In a turbulent market, Genco Shipping & Trading Ltd (NYSE:GNK) stock has reached a 52-week low, touching down at $14.8. This latest price point reflects a challenging period for the shipping industry, which has seen significant volatility in the face of fluctuating demand and global economic pressures. Over the past year, Genco Shipping & Trading Ltd has experienced a modest decline, with a 1-year change showing a decrease of -2.05%. Investors are closely monitoring the company's performance as it navigates through the current economic landscape, looking for signs of recovery and growth potential in the coming quarters.
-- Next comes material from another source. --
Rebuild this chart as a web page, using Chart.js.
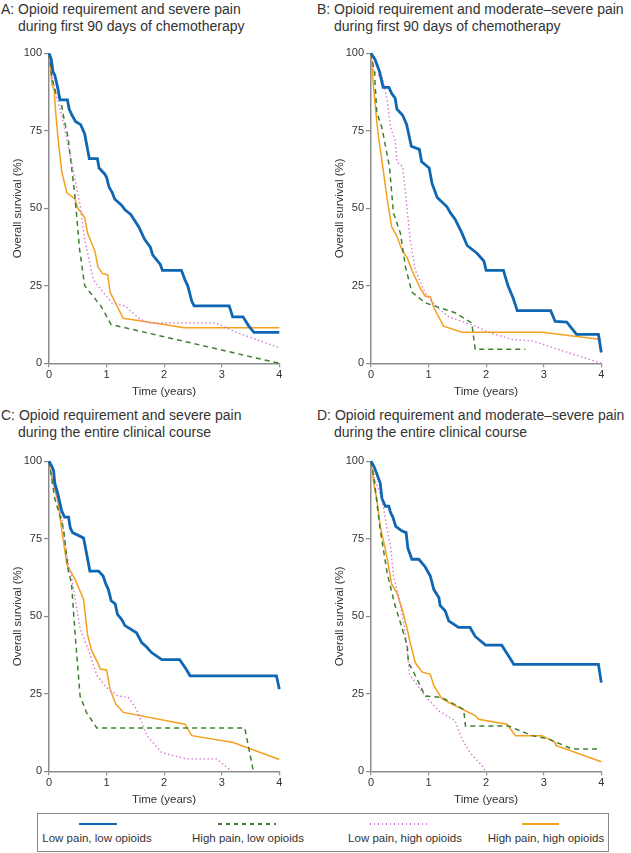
<!DOCTYPE html>
<html>
<head>
<meta charset="utf-8">
<script src="https://cdn.jsdelivr.net/npm/chart.js@4.4.1/dist/chart.umd.min.js"></script>
<style>
  body { margin: 0; background: #fff; font-family: "Liberation Sans", Arial, sans-serif; color: #333; }
  #page { position: relative; width: 631px; height: 853px; overflow: hidden; }
  .title { position: absolute; font-size: 14px; line-height: 17.7px; white-space: nowrap; color: #333; }
  .title .l2 { padding-left: 17px; }
  canvas.panel { position: absolute; }
  #legend { position: absolute; left: 36.5px; top: 813px; width: 572px; height: 39px; border: 1px solid #888; box-sizing: border-box; }
  .sw { position: absolute; }
  .lab { position: absolute; top: 18px; width: 160px; text-align: center; font-size: 11.5px; color: #333; }
</style>
</head>
<body>
<div id="page">
  <div class="title" style="left:1px; top:0.5px;"><div id="tA"></div><div class="l2" id="tA2"></div></div>
  <div class="title" style="left:317px; top:0.5px;"><div id="tB"></div><div class="l2" id="tB2"></div></div>
  <div class="title" style="left:1px; top:406.5px;"><div id="tC"></div><div class="l2" id="tC2"></div></div>
  <div class="title" style="left:317px; top:406.5px;"><div id="tD"></div><div class="l2" id="tD2"></div></div>

  <canvas class="panel" id="chartA" width="300" height="360" style="left:0px; top:40px;"></canvas>
  <canvas class="panel" id="chartB" width="300" height="360" style="left:321.7px; top:40px;"></canvas>
  <canvas class="panel" id="chartC" width="300" height="360" style="left:0px; top:448.4px;"></canvas>
  <canvas class="panel" id="chartD" width="300" height="360" style="left:321.7px; top:448.4px;"></canvas>

  <div id="legend"></div>
</div>

<script>
// panel titles (two lines each)
const panelTitles = [
  ['A: Opioid requirement and severe pain', 'during first 90 days of chemotherapy'],
  ['B: Opioid requirement and moderate\u2013severe pain', 'during first 90 days of chemotherapy'],
  ['C: Opioid requirement and severe pain', 'during the entire clinical course'],
  ['D: Opioid requirement and moderate\u2013severe pain', 'during the entire clinical course']
];

const seriesNames = ['Low pain, low opioids', 'High pain, low opioids', 'Low pain, high opioids', 'High pain, high opioids'];
const seriesColors = ['#0f66b3', '#3f8030', '#d77ad0', '#f5a01e'];

const xTicks = [0, 1, 2, 3, 4];
const yTicks = [0, 25, 50, 75, 100];

// survival curves: [time (years), survival (%)]
// Panel A
const aLowLow = [[0,100],[0.04,98],[0.07,94],[0.1,93],[0.15,89],[0.19,85],[0.32,85],[0.35,82],[0.4,80],[0.46,78],[0.55,77],[0.62,74],[0.7,66],[0.84,66],[0.87,63],[0.97,61],[1.0,60],[1.04,57],[1.1,55],[1.14,53],[1.26,51],[1.32,49.5],[1.42,48],[1.56,44],[1.66,40],[1.76,37.5],[1.8,35],[1.93,32],[1.97,30],[2.3,30],[2.36,27],[2.41,25],[2.48,20],[2.52,18.5],[3.13,18.5],[3.19,15],[3.37,15],[3.47,12],[3.56,10],[4.0,10]];
const aHighLow = [[0,100],[0.05,92],[0.12,87],[0.2,85],[0.27,78],[0.33,73],[0.45,54],[0.53,37],[0.62,25],[0.9,18.5],[1.08,12.5],[4,0]];
const aLowHigh = [[0,100],[0.05,93],[0.13,86],[0.22,80],[0.39,65],[0.54,51],[0.62,40],[0.77,27],[0.94,23],[1.09,19.5],[1.32,18.5],[1.58,14.2],[1.75,13],[2.9,13],[3.25,10],[4,5]];
const aHighHigh = [[0,100],[0.03,95],[0.05,90],[0.09,88],[0.12,80],[0.16,72],[0.22,62],[0.31,55],[0.45,53],[0.5,50],[0.62,47],[0.67,42],[0.8,36],[0.85,31],[0.93,29],[1.02,28.5],[1.06,23],[1.18,18.5],[1.29,14.5],[2.0,12.5],[2.35,11.5],[4,11.5]];

// Panel B
const bLowLow = [[0,100],[0.07,98],[0.15,94],[0.21,89],[0.31,89],[0.36,87],[0.42,85.5],[0.45,82],[0.55,80],[0.62,77],[0.7,70],[0.84,69],[0.88,65],[1.01,63],[1.06,58],[1.15,53.5],[1.32,50.5],[1.38,48.5],[1.46,46.5],[1.58,42],[1.67,38],[1.84,35.5],[1.96,33],[2.0,30],[2.3,30],[2.38,25],[2.47,21],[2.54,17],[3.12,17],[3.2,13.5],[3.4,13.3],[3.57,9.3],[3.95,9.3],[4,3.5]];
const bHighLow = [[0,100],[0.06,94],[0.1,81],[0.19,76],[0.32,63.5],[0.39,48.5],[0.51,42],[0.6,31],[0.71,23],[0.94,19.5],[1.46,16.3],[1.75,13],[1.81,4.5],[2.68,4.5]];
const bLowHigh = [[0,100],[0.05,94],[0.2,92],[0.28,85],[0.34,76],[0.42,72],[0.45,65],[0.55,63.5],[0.61,53],[0.68,40],[0.77,30],[0.94,22.7],[1.12,18.5],[1.35,15],[1.81,12],[2.04,10],[2.45,7.7],[2.8,7.2],[4,0]];
const bHighHigh = [[0,100],[0.04,90],[0.1,78],[0.13,73],[0.2,64],[0.28,53],[0.36,44],[0.45,41],[0.54,36.5],[0.63,34],[0.71,30],[0.86,24],[0.94,21.7],[1.03,21.5],[1.09,18],[1.26,12],[1.58,10],[2.97,10],[4,7.7]];

// Panel C
const cLowLow = [[0,100],[0.05,98.4],[0.08,97],[0.1,93],[0.16,89],[0.22,84],[0.27,82],[0.34,82],[0.37,78.5],[0.41,77],[0.6,75.3],[0.65,70.5],[0.71,64.6],[0.86,64.6],[0.94,63],[0.99,60.3],[1.03,58.7],[1.08,55],[1.15,54],[1.19,50.6],[1.26,49],[1.32,47],[1.52,44.7],[1.61,41.5],[1.7,40],[1.78,38.3],[1.96,36],[2.27,36],[2.38,33],[2.45,30.8],[3.95,30.8],[4,26.5]];
const cHighLow = [[0,100],[0.05,94],[0.1,88],[0.25,78.5],[0.34,64],[0.39,61],[0.45,45],[0.54,24.3],[0.65,19],[0.83,14],[3.4,14],[3.55,0]];
const cLowHigh = [[0,100],[0.05,95],[0.22,82],[0.34,66],[0.39,63],[0.54,46],[0.68,39.4],[0.83,31],[1.0,27],[1.2,24.3],[1.38,23.8],[1.52,20],[1.7,11.5],[1.96,6],[2.39,4],[2.91,4],[3.17,0]];
const cHighHigh = [[0,100],[0.05,95],[0.16,86.6],[0.22,78],[0.31,66.7],[0.45,62],[0.6,55.5],[0.67,44],[0.74,39],[0.86,34.5],[0.89,33],[1.0,32.7],[1.06,26.5],[1.16,21.7],[1.29,19],[2.36,15.2],[2.48,11.5],[3.2,9.3],[4,3.8]];

// Panel D
const dLowLow = [[0,100],[0.05,98.4],[0.1,96],[0.16,93],[0.19,88],[0.25,85.5],[0.31,85.5],[0.34,83.4],[0.38,82],[0.43,79],[0.54,77.5],[0.61,77],[0.64,72],[0.71,68.4],[0.83,68.4],[0.94,66],[1.03,63],[1.09,58.7],[1.18,56],[1.2,53.5],[1.29,51.7],[1.35,48.5],[1.52,46.4],[1.72,46.4],[1.81,43.5],[1.99,40.7],[2.27,40.7],[2.39,37.2],[2.48,34.5],[3.95,34.5],[4,28.6]];
const dHighLow = [[0,100],[0.05,95],[0.1,87],[0.16,78],[0.28,64],[0.42,53.3],[0.51,48],[0.63,40.5],[0.65,35],[0.74,32],[0.94,24.3],[1.23,23.8],[1.61,20],[1.64,14.6],[2.39,14.6],[2.8,11.5],[3.09,10.4],[3.49,7.2],[3.94,7.2]];
const dLowHigh = [[0,100],[0.05,95],[0.19,88],[0.28,78],[0.34,72.6],[0.39,63],[0.48,56.5],[0.55,49.6],[0.6,43.7],[0.67,31.3],[0.77,28.6],[0.94,24.3],[1.18,19.5],[1.46,16.3],[1.58,10.4],[1.72,6],[1.93,1.8],[1.99,0]];
const dHighHigh = [[0,100],[0.05,92.5],[0.1,88],[0.16,79],[0.25,71.6],[0.31,65.7],[0.36,60.3],[0.45,57.6],[0.55,51.7],[0.63,45.8],[0.68,41.5],[0.77,35],[0.89,32],[1.03,31.3],[1.09,27.6],[1.23,23.5],[1.35,22.2],[1.81,18],[1.87,16.8],[2.36,15.2],[2.51,11.5],[2.97,11.5],[3.2,9.3],[3.21,8.3],[4,3.1]];

const lineWidths = [2.8, 1.5, 1.4, 1.5];
const lineDashes = [[], [5, 4], [1.5, 2.5], []];

Chart.defaults.font.family = '"Liberation Sans", Arial, sans-serif';
Chart.defaults.color = '#333';

const axisGray = '#8c8c8c';

// titles
['A', 'B', 'C', 'D'].forEach((k, i) => {
  document.getElementById('t' + k).textContent = panelTitles[i][0];
  document.getElementById('t' + k + '2').textContent = panelTitles[i][1];
});

function makePanel(id, sets) {
  return new Chart(document.getElementById(id), {
    type: 'line',
    data: {
      datasets: sets.map((pts, i) => ({
        label: seriesNames[i],
        data: pts.map(p => ({ x: p[0], y: p[1] })),
        borderColor: seriesColors[i],
        borderWidth: lineWidths[i],
        borderDash: lineDashes[i],
        pointRadius: 0,
        tension: 0,
        fill: false,
        clip: false
      }))
    },
    options: {
      responsive: false,
      animation: false,
      events: [],
      layout: { padding: { top: 13.3, right: 20.7, left: 0, bottom: 1.4 } },
      plugins: { legend: { display: false }, tooltip: { enabled: false } },
      scales: {
        x: {
          type: 'linear', min: 0, max: 4,
          afterBuildTicks: s => { s.ticks = xTicks.map(v => ({ value: v })); },
          grid: { drawOnChartArea: false, drawTicks: true, tickLength: 4, color: axisGray, lineWidth: 1.2 },
          border: { display: true, color: axisGray, width: 1.5 },
          ticks: { font: { size: 11 }, padding: 1, maxRotation: 0, autoSkip: false },
          title: { display: true, text: 'Time (years)', font: { size: 11.5 }, padding: { top: 2.3, bottom: 0 } }
        },
        y: {
          type: 'linear', min: 0, max: 100,
          afterBuildTicks: s => { s.ticks = yTicks.map(v => ({ value: v })); },
          afterFit: s => { s.width = 49; },
          grid: { drawOnChartArea: false, drawTicks: true, tickLength: 5, color: axisGray, lineWidth: 1.2 },
          border: { display: true, color: axisGray, width: 1.5 },
          ticks: { font: { size: 11 }, padding: 2 },
          title: { display: true, text: 'Overall survival (%)', font: { size: 11.5 }, padding: { top: 11, bottom: 0 } }
        }
      }
    }
  });
}

makePanel('chartA', [aLowLow, aHighLow, aLowHigh, aHighHigh]);
makePanel('chartB', [bLowLow, bHighLow, bLowHigh, bHighHigh]);
makePanel('chartC', [cLowLow, cHighLow, cLowHigh, cHighHigh]);
makePanel('chartD', [dLowLow, dHighLow, dLowHigh, dHighHigh]);

// legend below the panels
const legend = document.getElementById('legend');
const swatchLeft = [41, 180, 332, 484];
const swatchWidth = [38, 58, 60, 37];
const labelCenter = [59.5, 210.5, 367.5, 508.5];
seriesNames.forEach((name, i) => {
  const sw = document.createElement('div');
  sw.className = 'sw';
  sw.style.left = swatchLeft[i] + 'px';
  sw.style.width = swatchWidth[i] + 'px';
  const h = lineWidths[i];
  sw.style.height = h + 'px';
  sw.style.top = (10 - h / 2) + 'px';
  const c = seriesColors[i];
  if (i === 1) {
    sw.style.background = `repeating-linear-gradient(90deg, ${c} 0 4.5px, transparent 4.5px 8px)`;
  } else if (i === 2) {
    sw.style.background = `repeating-linear-gradient(90deg, ${c} 0 1.5px, transparent 1.5px 4px)`;
  } else {
    sw.style.background = c;
  }
  legend.appendChild(sw);

  const lab = document.createElement('div');
  lab.className = 'lab';
  lab.style.left = (labelCenter[i] - 80) + 'px';
  lab.textContent = name;
  legend.appendChild(lab);
});
</script>
</body>
</html>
In other recent news, Genco Shipping and Trading Limited reported a robust third-quarter performance. The company announced a net income of $21.5 million, or $0.50 per share, and an adjusted EBITDA of $36.9 million. Genco Shipping also declared an increased quarterly dividend of $0.40 per share, marking an 18% increase.
The company has focused on strategic growth, including the acquisition of a fuel-efficient Capesize vessel, bringing the total to three acquisitions in the past year. Debt reduction is also a priority for Genco Shipping, which has reduced its debt by 82% since 2020, with a goal of reaching net debt zero.
In terms of market dynamics, the company discussed China’s iron ore port inventories and steel production dynamics, and expressed a positive outlook for the dry bulk market, citing low supply growth and potential increases in ton miles.
These recent developments highlight Genco Shipping's commitment to financial strength and fleet renewal for future growth. The company anticipates a peak season in Q4, backed by stable Ukrainian grain shipments, and maintains over $330 million in undrawn revolver availability for financial flexibility.